John Wesley Powell’s first descent of the Colorado River through the Grand Canyon in 1869 counts among the most dramatic chapters in American exploration history. When the Canyon spit out the surviving members of the expedition—starving, battered, and nearly naked—they had accomplished what others thought impossible and finished the exploration of continental America that Lewis and Clark had begun almost 70 years before.
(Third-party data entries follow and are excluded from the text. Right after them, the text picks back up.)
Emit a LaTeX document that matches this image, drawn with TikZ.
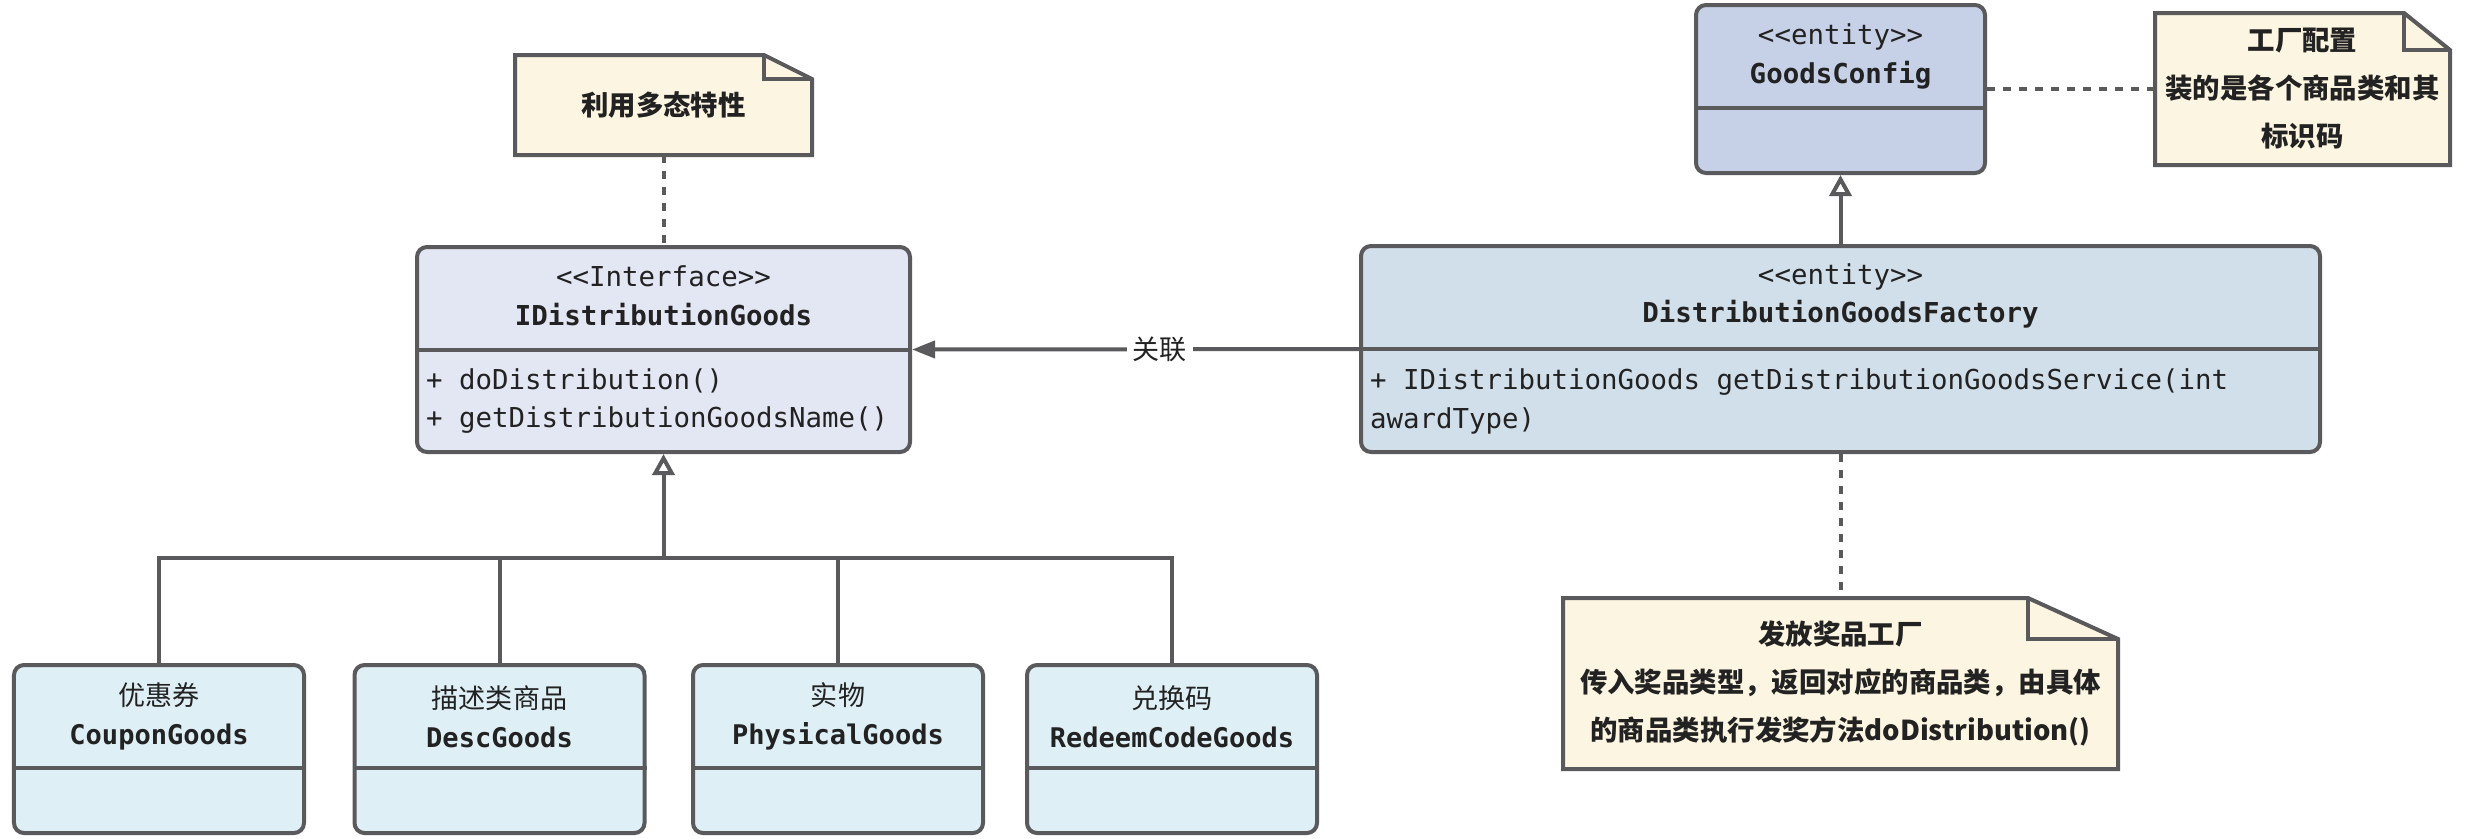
\documentclass[tikz,border=0pt]{standalone}
\usepackage{fontspec}
\setmainfont{Noto Sans CJK SC}
\setmonofont{DejaVu Sans Mono}
\usetikzlibrary{arrows.meta,positioning}

\definecolor{edge}{HTML}{5A5A5C}
\definecolor{ink}{HTML}{222222}
\definecolor{notefill}{HTML}{FCF5E1}
\definecolor{ifacefill}{HTML}{E3E6F3}
\definecolor{configfill}{HTML}{C6D0E7}
\definecolor{factoryfill}{HTML}{D1DFEA}
\definecolor{goodsfill}{HTML}{DFEFF6}

% note outline with a folded corner: node, fold width, fold height
\newcommand{\dogear}[3]{%
  \draw[fill=notefill] (#1.north west) -- ([xshift=-#2]#1.north east) -- ([yshift=-#3]#1.north east)
    -- (#1.south east) -- (#1.south west) -- cycle;
  \draw ([xshift=-#2]#1.north east) |- ([yshift=-#3]#1.north east);}

\begin{document}
\begin{tikzpicture}[align=center, color=edge, text=ink, every path/.style={line width=0.08cm},
  classbox/.style={draw=edge, line width=0.08cm, rounded corners=0.2cm, inner sep=0pt},
  goodsbox/.style={classbox, fill=goodsfill, minimum width=5.8cm, minimum height=3.36cm},
  notebox/.style={inner sep=0pt},
  notetext/.style={inner sep=0pt, font=\fontsize{15.6}{27.3}\selectfont\bfseries},
  mono/.style={inner sep=0pt, font=\ttfamily\fontsize{15.6}{21.9}\selectfont},
  label/.style={inner sep=0pt, font=\fontsize{15.4}{22.2}\selectfont},
  dots/.style={dash pattern=on 0.16cm off 0.16cm},
  inherit/.style={-{Triangle[open,length=0.42cm,width=0.44cm]}},
  assoc/.style={-{Triangle[length=0.46cm,width=0.34cm]}}]
\useasboundingbox (0,0) rectangle (49.36,-16.76);

% -------------------------------
\node (iface) [classbox, fill=ifacefill, minimum width=9.86cm, minimum height=4.1cm] at (13.27,-6.99) {};
\draw (iface.west) -- (iface.east);
\node (iface-head) [mono] at (13.27,-5.92) {<<Interface>>\\\textbf{IDistributionGoods}};
\node (iface-ops) [mono, anchor=west, align=left] at (8.48,-8.02) {+ doDistribution()\\+ getDistributionGoodsName()};

\node (factory) [classbox, fill=factoryfill, minimum width=19.18cm, minimum height=4.12cm] at (36.81,-6.98) {};
\draw (factory.west) -- (factory.east);
\node (factory-head) [mono] at (36.81,-5.92) {<<entity>>\\\textbf{DistributionGoodsFactory}};
\node (factory-ops) [mono, anchor=west, align=left] at (27.36,-8.03) {+ IDistributionGoods getDistributionGoodsService(int\\awardType)};

\node (config) [classbox, fill=configfill, minimum width=5.78cm, minimum height=3.36cm] at (36.81,-1.78) {};
\draw ([yshift=-0.38cm]config.west) -- ([yshift=-0.38cm]config.east);
\node (config-head) [mono] at (36.81,-1.13) {<<entity>>\\\textbf{GoodsConfig}};

% -------------------------------
\node (coupon) [goodsbox] at (3.18,-14.98) {};
\node (desc) [goodsbox] at (9.99,-14.98) {};
\node (physical) [goodsbox] at (16.76,-14.98) {};
\node (redeem) [goodsbox] at (23.44,-14.98) {};
\foreach \g in {coupon,desc,physical,redeem}
  \draw ([yshift=-0.38cm]\g.west) -- ([yshift=-0.38cm]\g.east);
\node (coupon-name) [label] at (3.18,-14.33) {优惠券\\\texttt{\textbf{CouponGoods}}};
\node (desc-name) [label] at (9.99,-14.33) {描述类商品\\\texttt{\textbf{DescGoods}}};
\node (physical-name) [label] at (16.76,-14.33) {实物\\\texttt{\textbf{PhysicalGoods}}};
\node (redeem-name) [label] at (23.44,-14.33) {兑换码\\\texttt{\textbf{RedeemCodeGoods}}};

% -------------------------------
\node (note1) [notebox, minimum width=5.86cm, minimum height=1.92cm] at (13.27,-2.10) {};
\dogear{note1}{0.96cm}{0.48cm}
\node (note1-text) [notetext] at (note1) {利用多态特性};

\node (note2) [notebox, minimum width=5.82cm, minimum height=2.96cm] at (46.05,-1.78) {};
\dogear{note2}{0.92cm}{0.74cm}
\node (note2-text) [notetext] at (note2) {工厂配置\\装的是各个商品类和其\\标识码};

\node (note3) [notebox, minimum width=11.02cm, minimum height=3.34cm] at (36.81,-13.67) {};
\dogear{note3}{1.8cm}{0.82cm}
\node (note3-text) [notetext] at (note3) {发放奖品工厂\\传入奖品类型，返回对应的商品类，由具体\\的商品类执行发奖方法doDistribution()};

% -------------------------------
\draw[dots] (note1.south) -- (iface.north);
\draw[dots] (config.east) -- (note2.west);
\draw[dots] (factory.south) -- (note3.north);
\draw[inherit] (factory.north) -- (config.south);
\draw[assoc] (factory.west) -- node (assoc-label) [label, fill=white, inner xsep=0.12cm, pos=0.446] {关联} (iface.east);

\coordinate (fork) at (13.27,-11.16);
\draw[inherit] (fork) -- (iface.south);
\foreach \g in {coupon,desc,physical,redeem}
  \draw (\g.north) |- (fork);
\end{tikzpicture}
\end{document}
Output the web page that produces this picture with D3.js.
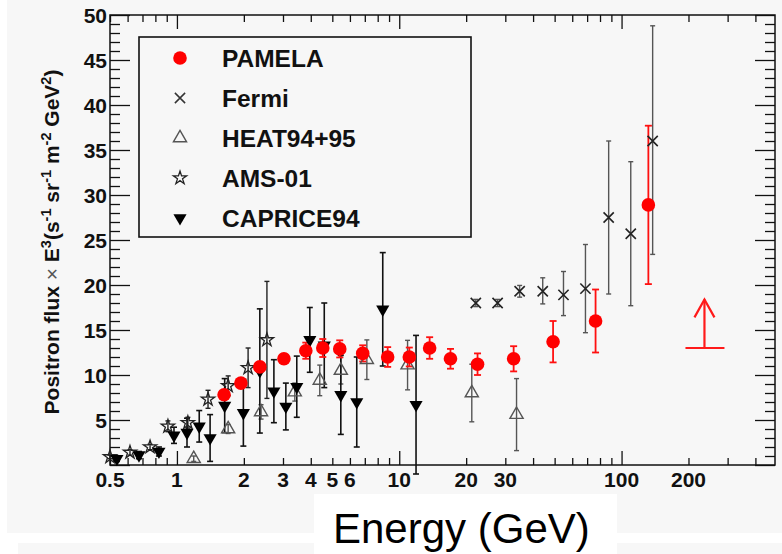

With The Promise of the Grand Canyon, John F. Ross tells how that perilous expedition launched the one-armed Civil War hero on the path to becoming the nation’s foremost proponent of environmental sustainability and a powerful, if controversial, visionary for the development of the American West. So much of what he preached—most broadly about land and water stewardship—remains prophetically to the point today.
PUBLISHERS WEEKLY
This enthralling tale by adventure writer Ross (Enduring Courage) focuses on the life of John Wesley Powell (1834 1902), an explorer, geologist, and early proponent of environmental sustainability. Ross portrays Powell as a practical visionary who challenged the status quo of the Gilded Age by encouraging people to "listen not only to their heart, pocketbook, and deep aspirations, but what the land itself and the climate would tell them." His early life in the Midwest as a boy working on the family farm and as a schoolteacher and budding naturalist shaped his ideas about the environment. Ross displays a flair for adventure writing as he recounts Powell's service with the Union Army during the Civil War (which cost him half an arm) and subsequent work on geological surveys of the West, and he renders Powell's 1869 expedition of the Colorado River and the Grand Canyon in breathtaking detail. That trip convinced Powell that water was the key to development in the West and led to his career in the federal government, where he fought for his vision of land and water management. Ross demonstrates a facility for both human history and natural history, clearly showing why Powell's ideas matter today. Illus.